Scream Machine: A Horror Anthology (2015) – By Samantha Paradise

Over the past five years, we’ve seen horror embrace anthology to create an entirely new genre of film, the horror anthology. From V/H/S to Trick r Treat, this effective style of filmmaking has trickled down to the independent filmmaker circuit. Directors Walter Ruether III and Paul C. Hemmes teamed up to tackle the genre in Scream Machine, a five part anthology.

Scream machine begins with an introduction by director/producer, Lloyd Kaufman. Although his appearance is short, the cameo does give the film some cool credibility. We are then transported to the otherworldy realm of Dr. Fry and Mr. Head. They inform us that the world has mostly been wiped out by Ebola (too soon, guys?) and that very few people remain. These two characters serve as hosts to our evening of short horrors for the rest of the film. 

The first film, Sledgehammer is the story of a baseball player   who accidentally kills a catcher while practicing his fast ball. Although he still rises to success despite the murder, a disgruntled family member seeks revenge on the star player. Points go to the directors for finding a surprisingly scary baseball mask. 

The second film, Cannibal Pen Pals kicks up the NSFW rating with an incredibly disturbing horror scene. The audience is introduced to Randy, a young gay man who is secretly pen pals with the famous Jeffrey Dahmer. He spends his day hiding his homosexual desires and homicidal urges from his wife. However, Randy takes his need to please Mr. Dahmer a bit too far when he kills and chops up an unsuspecting one night stand. Randy then proceeds to have sex with parts of the body. You may need a few minutes to just breathe after viewing. 

After the strong statement of the second film, the next two (April Fools Day and Septic Shock) seem mild. April Fools Day follows druggies who prank a paranoid friend. Septic Shock takes us underground with a man who has been buried alive in a septic tank by his wife and her new lover. These films get a bit repetitive and lack the shock value of the first two.

The anthology ends with Deadly Indie Drive-In.  A couple at the local drive-in experiences some a strange interruptions when the radio starts giving advice. However, only the girl can hear the radio speak to her about what a jerk her date is. Ultimately, the radio suggests she kill her date because “it’s the right thing to do” and she obliges. A grisly scene follows of her slowly pulling out the intestines of her victim.

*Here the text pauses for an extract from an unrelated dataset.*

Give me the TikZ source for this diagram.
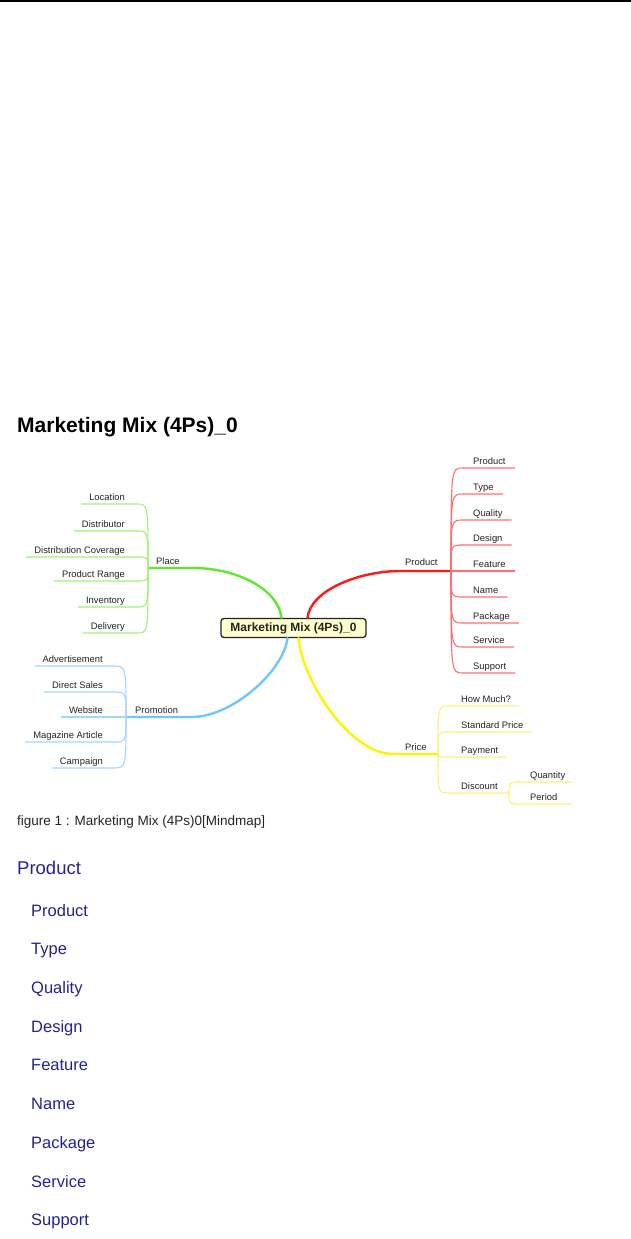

Scream machine is hardly a shy piece of cinema. The directors embrace many horror tropes and relish in the cheesiness that the genre often boasts. The only confusion is whether the over the top acting and effects were intentional or accidental. While the introduction has clear intentions, the individual shorts are neither terrifying or clearly meant to be comical. However, viewers can still applaud the originality and boldness of this new horror anthology.